**PROBLEM REQUIREMENTS**
Transcribe the full listing exactly, and drop every picture.

___ MATERIAL PROVIDED

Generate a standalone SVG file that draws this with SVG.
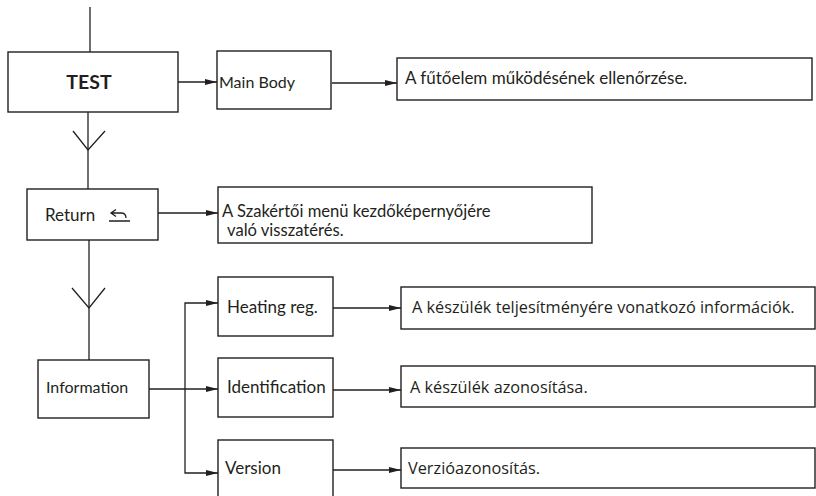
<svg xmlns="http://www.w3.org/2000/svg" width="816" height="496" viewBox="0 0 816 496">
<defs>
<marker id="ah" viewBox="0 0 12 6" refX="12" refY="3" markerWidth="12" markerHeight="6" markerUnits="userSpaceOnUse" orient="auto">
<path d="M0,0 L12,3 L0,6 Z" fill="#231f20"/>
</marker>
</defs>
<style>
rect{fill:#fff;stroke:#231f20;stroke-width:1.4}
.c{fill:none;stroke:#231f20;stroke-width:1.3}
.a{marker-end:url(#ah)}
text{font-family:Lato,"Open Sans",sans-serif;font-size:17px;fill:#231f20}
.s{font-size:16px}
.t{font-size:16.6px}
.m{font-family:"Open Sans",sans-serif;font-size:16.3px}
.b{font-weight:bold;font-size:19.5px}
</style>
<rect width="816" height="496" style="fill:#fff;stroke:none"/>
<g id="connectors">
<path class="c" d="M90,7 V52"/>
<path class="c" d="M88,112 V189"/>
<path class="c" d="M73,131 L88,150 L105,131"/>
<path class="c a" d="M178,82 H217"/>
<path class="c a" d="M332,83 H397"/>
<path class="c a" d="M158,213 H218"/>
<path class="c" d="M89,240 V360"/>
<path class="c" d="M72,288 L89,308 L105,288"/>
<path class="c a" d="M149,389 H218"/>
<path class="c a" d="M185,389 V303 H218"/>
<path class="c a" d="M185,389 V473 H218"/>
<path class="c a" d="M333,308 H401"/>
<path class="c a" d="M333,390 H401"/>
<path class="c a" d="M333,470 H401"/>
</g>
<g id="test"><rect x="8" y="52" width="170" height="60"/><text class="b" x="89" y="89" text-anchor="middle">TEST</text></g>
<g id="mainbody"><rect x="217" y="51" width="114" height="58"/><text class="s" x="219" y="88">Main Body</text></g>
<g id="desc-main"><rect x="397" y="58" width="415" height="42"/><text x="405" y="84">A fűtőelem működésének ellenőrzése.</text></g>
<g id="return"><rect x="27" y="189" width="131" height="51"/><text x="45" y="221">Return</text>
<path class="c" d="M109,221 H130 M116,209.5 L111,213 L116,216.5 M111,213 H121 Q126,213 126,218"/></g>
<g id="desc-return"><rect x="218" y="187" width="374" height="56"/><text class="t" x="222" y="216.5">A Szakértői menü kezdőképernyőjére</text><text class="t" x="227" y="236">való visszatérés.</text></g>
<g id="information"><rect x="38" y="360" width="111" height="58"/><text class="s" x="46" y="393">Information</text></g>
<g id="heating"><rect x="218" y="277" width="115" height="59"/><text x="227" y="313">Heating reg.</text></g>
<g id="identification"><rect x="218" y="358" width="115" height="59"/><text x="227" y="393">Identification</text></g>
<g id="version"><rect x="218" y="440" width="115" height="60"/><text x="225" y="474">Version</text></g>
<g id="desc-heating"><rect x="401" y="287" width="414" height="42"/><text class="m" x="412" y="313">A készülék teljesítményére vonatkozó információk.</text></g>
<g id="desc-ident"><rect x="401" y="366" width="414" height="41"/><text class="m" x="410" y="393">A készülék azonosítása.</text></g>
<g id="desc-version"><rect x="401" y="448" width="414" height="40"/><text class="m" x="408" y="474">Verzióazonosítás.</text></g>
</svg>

______

**WRITTEN ANSWER**
Generate a standalone SVG file that draws this with SVG.
<svg xmlns="http://www.w3.org/2000/svg" width="816" height="496" viewBox="0 0 816 496">
<defs>
<marker id="ah" viewBox="0 0 12 6" refX="12" refY="3" markerWidth="12" markerHeight="6" markerUnits="userSpaceOnUse" orient="auto">
<path d="M0,0 L12,3 L0,6 Z" fill="#231f20"/>
</marker>
</defs>
<style>
rect{fill:#fff;stroke:#231f20;stroke-width:1.4}
.c{fill:none;stroke:#231f20;stroke-width:1.3}
.a{marker-end:url(#ah)}
text{font-family:Lato,"Open Sans",sans-serif;font-size:17px;fill:#231f20}
.s{font-size:16px}
.t{font-size:16.6px}
.m{font-family:"Open Sans",sans-serif;font-size:16.3px}
.b{font-weight:bold;font-size:19.5px}
</style>
<rect width="816" height="496" style="fill:#fff;stroke:none"/>
<g id="connectors">
<path class="c" d="M90,7 V52"/>
<path class="c" d="M88,112 V189"/>
<path class="c" d="M73,131 L88,150 L105,131"/>
<path class="c a" d="M178,82 H217"/>
<path class="c a" d="M332,83 H397"/>
<path class="c a" d="M158,213 H218"/>
<path class="c" d="M89,240 V360"/>
<path class="c" d="M72,288 L89,308 L105,288"/>
<path class="c a" d="M149,389 H218"/>
<path class="c a" d="M185,389 V303 H218"/>
<path class="c a" d="M185,389 V473 H218"/>
<path class="c a" d="M333,308 H401"/>
<path class="c a" d="M333,390 H401"/>
<path class="c a" d="M333,470 H401"/>
</g>
<g id="test"><rect x="8" y="52" width="170" height="60"/><text class="b" x="89" y="89" text-anchor="middle">TEST</text></g>
<g id="mainbody"><rect x="217" y="51" width="114" height="58"/><text class="s" x="219" y="88">Main Body</text></g>
<g id="desc-main"><rect x="397" y="58" width="415" height="42"/><text x="405" y="84">A fűtőelem működésének ellenőrzése.</text></g>
<g id="return"><rect x="27" y="189" width="131" height="51"/><text x="45" y="221">Return</text>
<path class="c" d="M109,221 H130 M116,209.5 L111,213 L116,216.5 M111,213 H121 Q126,213 126,218"/></g>
<g id="desc-return"><rect x="218" y="187" width="374" height="56"/><text class="t" x="222" y="216.5">A Szakértői menü kezdőképernyőjére</text><text class="t" x="227" y="236">való visszatérés.</text></g>
<g id="information"><rect x="38" y="360" width="111" height="58"/><text class="s" x="46" y="393">Information</text></g>
<g id="heating"><rect x="218" y="277" width="115" height="59"/><text x="227" y="313">Heating reg.</text></g>
<g id="identification"><rect x="218" y="358" width="115" height="59"/><text x="227" y="393">Identification</text></g>
<g id="version"><rect x="218" y="440" width="115" height="60"/><text x="225" y="474">Version</text></g>
<g id="desc-heating"><rect x="401" y="287" width="414" height="42"/><text class="m" x="412" y="313">A készülék teljesítményére vonatkozó információk.</text></g>
<g id="desc-ident"><rect x="401" y="366" width="414" height="41"/><text class="m" x="410" y="393">A készülék azonosítása.</text></g>
<g id="desc-version"><rect x="401" y="448" width="414" height="40"/><text class="m" x="408" y="474">Verzióazonosítás.</text></g>
</svg>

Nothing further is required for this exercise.